No matter where the sun shines on the Earth below

(Can it be anywhere else?)

The vibrations could travel through an ocean

As it devoured the land it bordered

It would part in your presence by the motion

Of your advances towards my being

(You always know where I am, don’t you?)

It would freeze over, and

As your veins would tear through

Like red cracks

The sky would tear open

(You will always find me, won’t you?)

Gore would spill out onto the masquerade below

Through this veil I wear on my face

Like a tarp over a still-to-be-dug grave

Tendrils of stringy flesh and vein

Forcing their way down my throat, and

Those calloused fingers—they pull with so much power

You can almost feel with your deadened nerves—

They grip so hard I can almost feel your heartbeat

VI

     This red liquid, like wine after a filicidal struggle, has flown all throughout this room, this home, this town and county.
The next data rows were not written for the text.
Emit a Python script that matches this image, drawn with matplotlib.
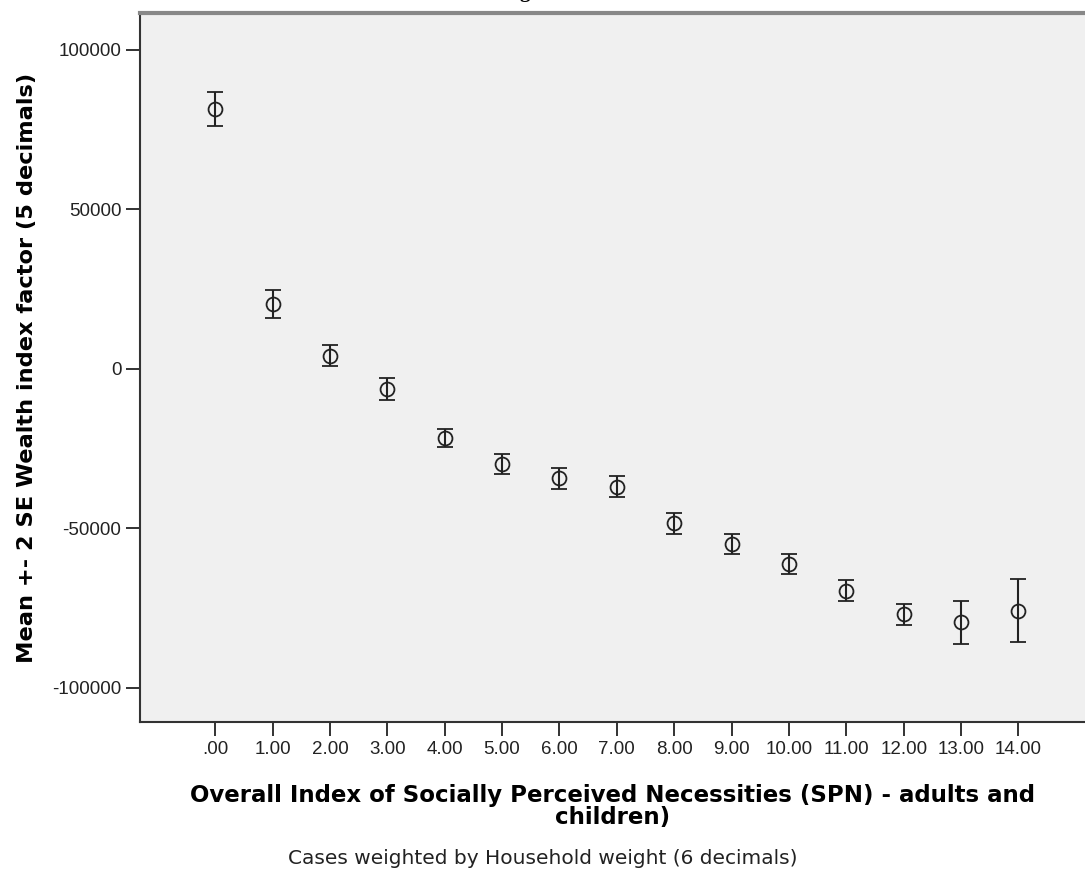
# SPSS風のエラーバー図（平均 ± 2 SE）
import matplotlib
matplotlib.use("Agg")
import matplotlib.pyplot as plt
import numpy as np

# データ
spn = [0, 1, 2, 3, 4, 5, 6, 7, 8, 9, 10, 11, 12, 13, 14]
tick_labels = [".00", "1.00", "2.00", "3.00", "4.00", "5.00", "6.00", "7.00",
               "8.00", "9.00", "10.00", "11.00", "12.00", "13.00", "14.00"]
mean_wealth = [81400, 20400, 4200, -6200, -21700, -29800, -34300, -36900,
               -48400, -55000, -61200, -69600, -76900, -79400, -75800]
err_2se = [5300, 4450, 3340, 3500, 2900, 3000, 3200, 3300,
           3300, 3100, 3100, 3300, 3300, 6700, 9900]
y_ticks = [100000, 50000, 0, -50000, -100000]

plt.rcParams['font.family'] = ['Liberation Sans', 'DejaVu Sans']
plt.rcParams['axes.unicode_minus'] = False

fig = plt.figure(figsize=(10.85, 8.85), dpi=100)
ax = fig.add_axes([140 / 1085, 1 - 722 / 885, 1 - 140 / 1085, (722 - 13) / 885])
ax.set_facecolor("#f0f0f0")

ax.errorbar(spn, mean_wealth, yerr=err_2se, fmt="o", mfc="none", mec="#222222",
            mew=1.3, ms=10, ecolor="#222222", elinewidth=1.5, capsize=5.5, capthick=1.5)

ax.set_xlim(-1.31, 15.16)
ax.set_ylim(-110700, 111600)
ax.set_xticks(spn)
ax.set_xticklabels(tick_labels)
ax.set_yticks(y_ticks)
ax.tick_params(axis="both", direction="out", length=10, width=1.3, color="#222222",
               labelsize=13.5, labelcolor="#222222")

for side in ["left", "bottom"]:
    ax.spines[side].set_color("#333333")
    ax.spines[side].set_linewidth(1.5)
ax.spines["right"].set_visible(False)
ax.spines["top"].set_color("#888888")
ax.spines["top"].set_linewidth(3)

# 軸ラベルは横に広いフォントで
ax.set_xlabel("Overall Index of Socially Perceived Necessities (SPN) - adults and\nchildren)",
              fontsize=16.5, fontweight="bold", labelpad=19, linespacing=0.92,
              family="DejaVu Sans")
ax.set_ylabel("Mean +- 2 SE Wealth index factor (5 decimals)",
              fontsize=16.2, fontweight="bold", labelpad=11, family="DejaVu Sans")

fig.text(0.5, 1 - 858 / 885, "Cases weighted by Household weight (6 decimals)",
         ha="center", va="center", fontsize=14.5, color="#222222", family="DejaVu Sans")
# 切れているタイトルの一部
fig.text(0.484, 1.003, "g", ha="center", va="baseline", fontsize=15,
         fontweight="bold", family="Liberation Serif")

fig.savefig("out.png", dpi=100)
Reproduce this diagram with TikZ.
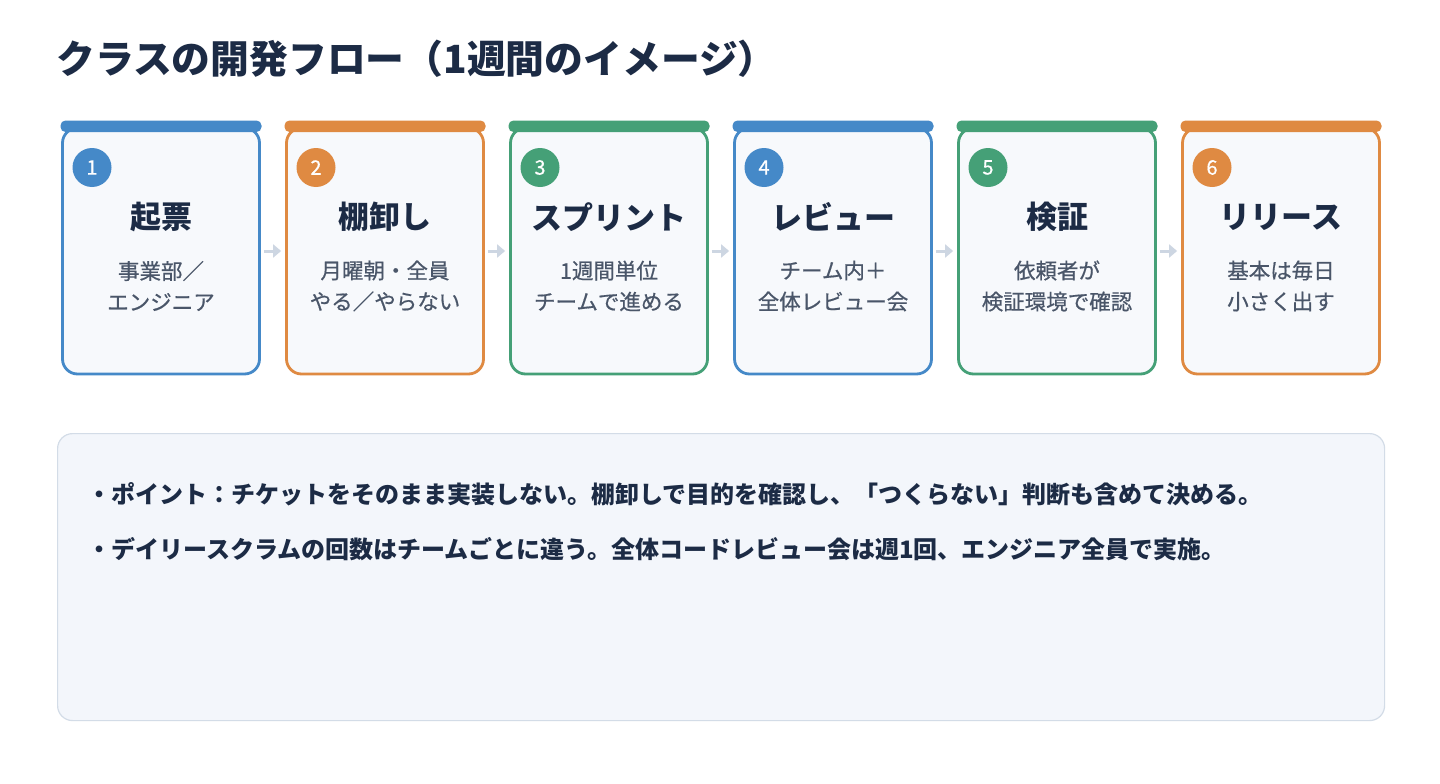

     This state, this country, has been covered by your deoxyribonucleic acidic presence: it has sprayed everywhere, corroded all that it touches. My clothes, my books. My past, my present, my future.

     A scent lingers on all that my blood has infected. It refuses to not be known; it reminds me of its presence every moment, waking and unwaking; it reminds me in everything it has stained. Without it, as it claims, I would have nothing. I would be nothing. I cannot deny what it says.

     The truth of the world stabs me in the heart with a blade tethered to a string, and ties me down to the soil where I stand.